Counselling does take a while, but also see how well you get on with the counsellor, and if you don't feel happy then get another one.
What do you feel stupid about?

beccarocksbaby · 20/09/2019 11:23

I didn't. I posted a thread on the AMA board about it if you want more info. It's taken a lot of work from him and some from me to move us through it. We are probably stronger than we've ever been now.

We are younger and the affair was 6 months and emotionally involved but it causes as much devastation.

I urge you to direct him to look at affairrecovery.com and you letterstomyhusbandsaffair.wordpress.com for where to start.

Counselling for both of you separate and together is important.

Lozzerbmc · 20/09/2019 19:19

Please dont feel stupid you aren’t - you just didnt know what was going on on his mind and what he was doing. Persevere with the counselling sometimes it takes time to relax into it. You’re probably not used to thinking about yourself .. you must think about you !

welliesarefuntowear · 21/09/2019 07:58

That feeling of "I'm stupid" is you trying to make sense of all the lies. Of course you're not stupid. This is a massive thing to try and take in. That this man that you have spent your whole life with has lied to you and betrayed you in every way. I just want to say, don't ever think this was your fault. You did not deserve this. It's all on him. And it took me a while to get here, but the other woman is irrelevant. Don't waste too much time obsessing about her although it might be something you need to get out of your system.
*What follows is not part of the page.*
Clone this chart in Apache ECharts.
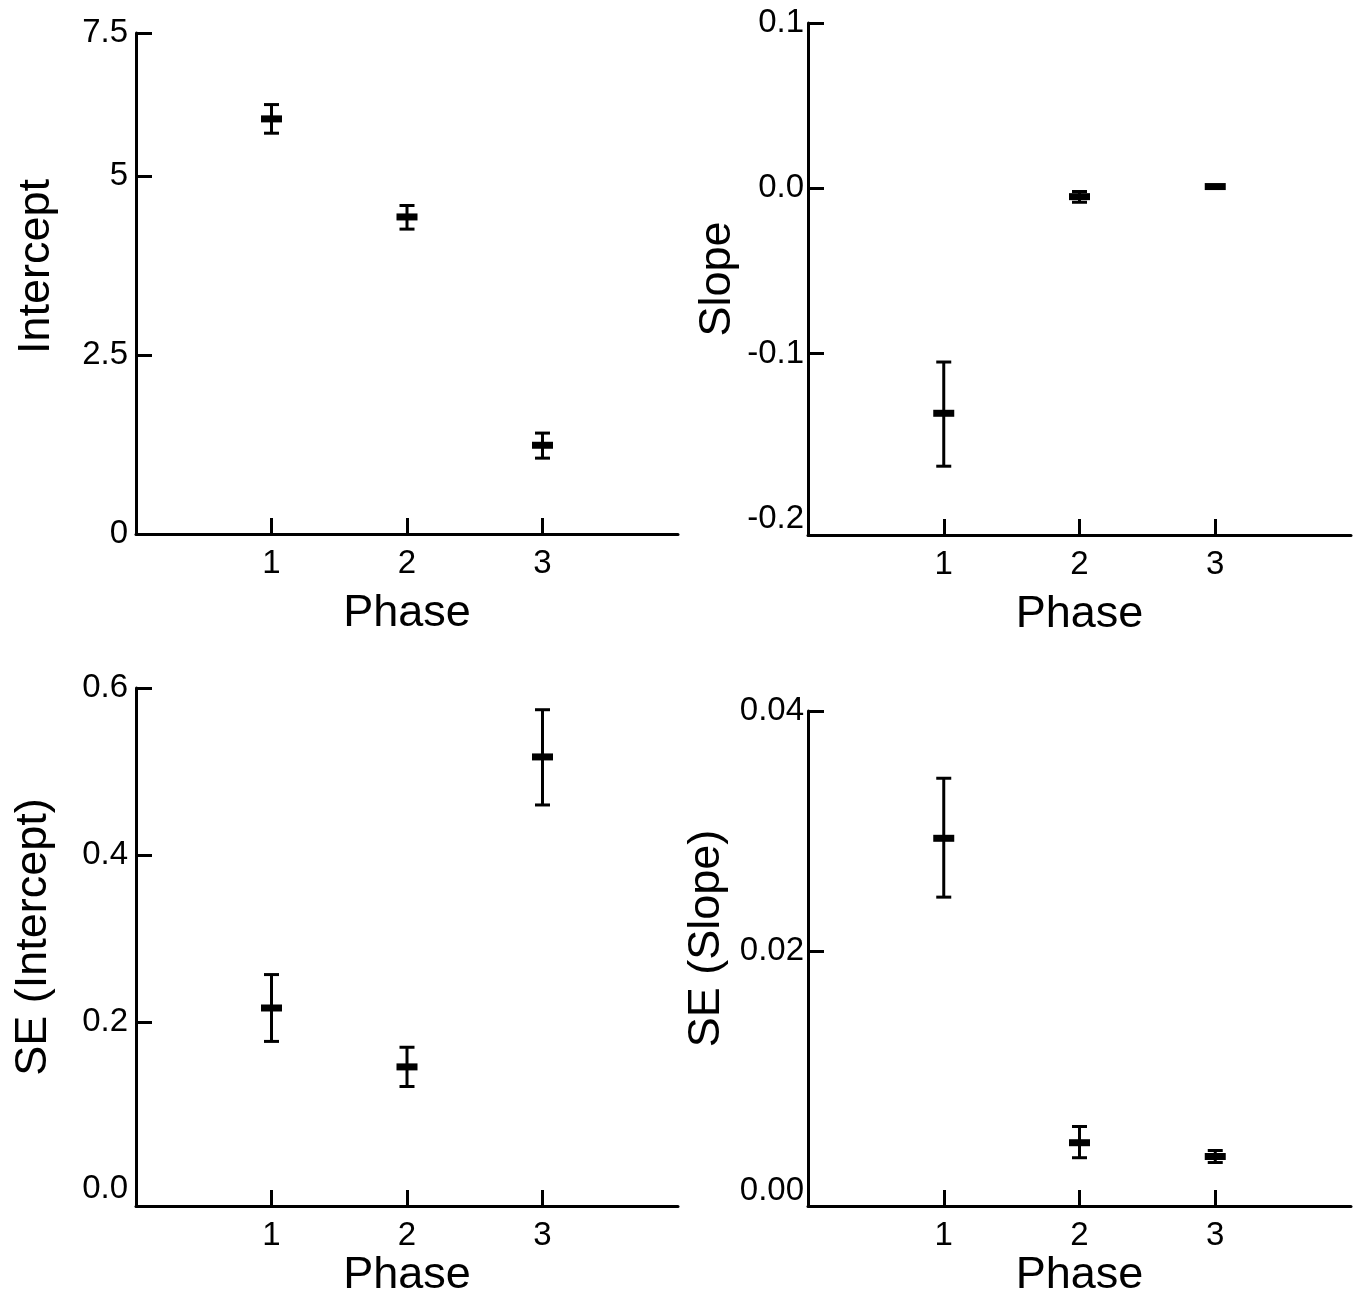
<!DOCTYPE html>
<html>
<head>
<meta charset="utf-8">
<script src="https://cdn.jsdelivr.net/npm/echarts@6/dist/echarts.min.js"></script>
<style>
html,body{margin:0;padding:0;background:#fff;}
#chart{width:1362px;height:1305px;}
</style>
</head>
<body>
<div id="chart"></div>
<script>
// ---- data ----
const phases = [1, 2, 3];

const interceptMean = [5.80, 4.43, 1.24];
const interceptLow  = [5.60, 4.26, 1.06];
const interceptHigh = [6.00, 4.59, 1.41];

const slopeMean = [-0.136, -0.005, 0.0011];
const slopeLow  = [-0.168, -0.0084, 0.0007];
const slopeHigh = [-0.105, -0.0019, 0.0015];

const seInterceptMean = [0.217, 0.1465, 0.5175];
const seInterceptLow  = [0.177, 0.123, 0.460];
const seInterceptHigh = [0.257, 0.170, 0.574];

const seSlopeMean = [0.0294, 0.00405, 0.0029];
const seSlopeLow  = [0.0245, 0.0028, 0.0024];
const seSlopeHigh = [0.0344, 0.0054, 0.0034];

// tick labels (values and texts as printed)
const xTickValues = [1, 2, 3];
const xTickLabels = ['1', '2', '3'];
const interceptTickValues = [0, 2.5, 5, 7.0];
const interceptTickLabels = ['0', '2.5', '5', '7.5'];
const slopeTickValues = [-0.2, -0.1, 0, 0.1];
const slopeTickLabels = ['-0.2', '-0.1', '0.0', '0.1'];
const seInterceptTickValues = [0, 0.2, 0.4, 0.6];
const seInterceptTickLabels = ['0.0', '0.2', '0.4', '0.6'];
const seSlopeTickValues = [0, 0.02, 0.04];
const seSlopeTickLabels = ['0.00', '0.02', '0.04'];

const xName = 'Phase';
const yNames = ['Intercept', 'Slope', 'SE (Intercept)', 'SE (Slope)'];

// ---- build ----
const FONT = 'Liberation Sans, Arial, Helvetica, sans-serif';
const INK = '#000';
const NAME_SIZE = 45;
const TICK_SIZE = 33;

function rows(mean, low, high) {
  return phases.map((p, i) => [p, mean[i], low[i], high[i]]);
}

function renderItem(params, api) {
  const x = api.value(0);
  const pm = api.coord([x, api.value(1)]);
  const pl = api.coord([x, api.value(2)]);
  const ph = api.coord([x, api.value(3)]);
  const st = { stroke: INK, lineWidth: 3 };
  const cap = 7.5;
  return {
    type: 'group',
    children: [
      { type: 'line', shape: { x1: pm[0], y1: pl[1], x2: pm[0], y2: ph[1] }, style: st },
      { type: 'line', shape: { x1: pm[0] - cap, y1: pl[1], x2: pm[0] + cap, y2: pl[1] }, style: st },
      { type: 'line', shape: { x1: pm[0] - cap, y1: ph[1], x2: pm[0] + cap, y2: ph[1] }, style: st },
      { type: 'rect', shape: { x: pm[0] - 10.5, y: pm[1] - 3.5, width: 21, height: 7 }, style: { fill: INK } }
    ]
  };
}

const panels = [
  { grid: { left: 136, top: 33, width: 542, height: 501 }, min: 0, max: 7.0,
    tv: interceptTickValues, tl: interceptTickLabels, data: rows(interceptMean, interceptLow, interceptHigh),
    yGap: 77, yPad: [0, 0, 0, 34], xGap: 57, yMargin: 8 },
  { grid: { left: 808, top: 23, width: 543, height: 512 }, min: -0.2096, max: 0.1,
    tv: slopeTickValues, tl: slopeTickLabels, data: rows(slopeMean, slopeLow, slopeHigh),
    yGap: 68, yPad: [0, 0, 0, 0], xGap: 57, yMargin: 4 },
  { grid: { left: 136, top: 688, width: 542, height: 518 }, min: -0.02, max: 0.6,
    tv: seInterceptTickValues, tl: seInterceptTickLabels, data: rows(seInterceptMean, seInterceptLow, seInterceptHigh),
    yGap: 80, yPad: [0, 0, 0, 20], xGap: 41, yMargin: 8 },
  { grid: { left: 808, top: 711, width: 543, height: 495 }, min: -0.00122, max: 0.04,
    tv: seSlopeTickValues, tl: seSlopeTickLabels, data: rows(seSlopeMean, seSlopeLow, seSlopeHigh),
    yGap: 79, yPad: [0, 0, 0, 40], xGap: 43, yMargin: 4 }
];

const axisLine = { show: true, onZero: false, lineStyle: { color: INK, width: 3 } };

const option = {
  animation: false,
  backgroundColor: '#fff',
  textStyle: { fontFamily: FONT, color: INK },
  grid: panels.map(p => Object.assign({ containLabel: false }, p.grid)),
  xAxis: panels.map((p, i) => ({
    type: 'value', gridIndex: i, min: 0, max: 4,
    name: xName, nameLocation: 'middle', nameGap: p.xGap,
    nameTextStyle: { fontSize: NAME_SIZE, fontFamily: FONT, color: INK },
    axisLine: axisLine,
    axisTick: { show: true, inside: true, length: 16, customValues: xTickValues,
      lineStyle: { color: INK, width: 3 } },
    axisLabel: { show: true, customValues: xTickValues, margin: 13, fontSize: TICK_SIZE, fontFamily: FONT, color: INK,
      formatter: v => xTickLabels[xTickValues.indexOf(v)] },
    splitLine: { show: false }
  })),
  yAxis: panels.map((p, i) => ({
    type: 'value', gridIndex: i, min: p.min, max: p.max,
    name: yNames[i], nameLocation: 'middle', nameGap: p.yGap,
    nameTextStyle: { fontSize: NAME_SIZE, fontFamily: FONT, color: INK, padding: p.yPad },
    axisLine: axisLine,
    axisTick: { show: true, inside: true, length: 16, customValues: p.tv.slice(1),
      lineStyle: { color: INK, width: 3 } },
    axisLabel: { show: true, customValues: p.tv, margin: p.yMargin, fontSize: TICK_SIZE, fontFamily: FONT, color: INK,
      formatter: v => {
        const k = p.tv.findIndex(t => Math.abs(t - v) < 1e-9);
        return k >= 0 ? p.tl[k] : '';
      } },
    splitLine: { show: false }
  })),
  series: panels.map((p, i) => ({
    type: 'custom', xAxisIndex: i, yAxisIndex: i,
    renderItem: renderItem,
    encode: { x: 0, y: [1, 2, 3] },
    data: p.data,
    clip: false
  }))
};

const chart = echarts.init(document.getElementById('chart'), null, { renderer: 'canvas' });
chart.setOption(option);
</script>
</body>
</html>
I have every respect for you trying to work through this but everything has to be on your terms in order to regain the trust. He has to understand the damage done. He cannot pretend this is just something that you have to get over. It's changed everything for the rest of your life.

welliesarefuntowear · 21/09/2019 08:03

Do you think him being open and calm with you is him being genuinely remorseful or him trying to control the situation and to come back on his terms? It's almost like he's read the instructions on how to repair your relationship without feeling any pain caused.

madcatladyforever · 21/09/2019 08:11

I don't think I would give up on such a long marriage and all my memories for this.
It will get better. Maybe it was one last fling in the fading days of the summer of his life.
But only you can decide.
I wouldn't leave for that one ting.
I have friends who have forgiven and gone on to live long happy lives together.
But he has to understand that everything has changed now and that's down to him and healing will take a long time.
Have you considered counselling before making any life changing decisions?

IdiotInDisguise · 21/09/2019 08:15

Op, it may take a good few weeks of counselling before you have an epiphany. And sometimes is not a comforting epiphany, in my case was a clear decision that I needed to leave no matter what.

What do you want OP, whether you stay or go, your life will not be the same. This is about learning to trust a person you thought you knew but no longer trust. Can you do it? Is it worth it? What do you get out of it? What’s in it for you?

If it is just about keeping appearances or fear of being poor(er) after the split, please be re assured that being a divorced person it is not as bad people believes.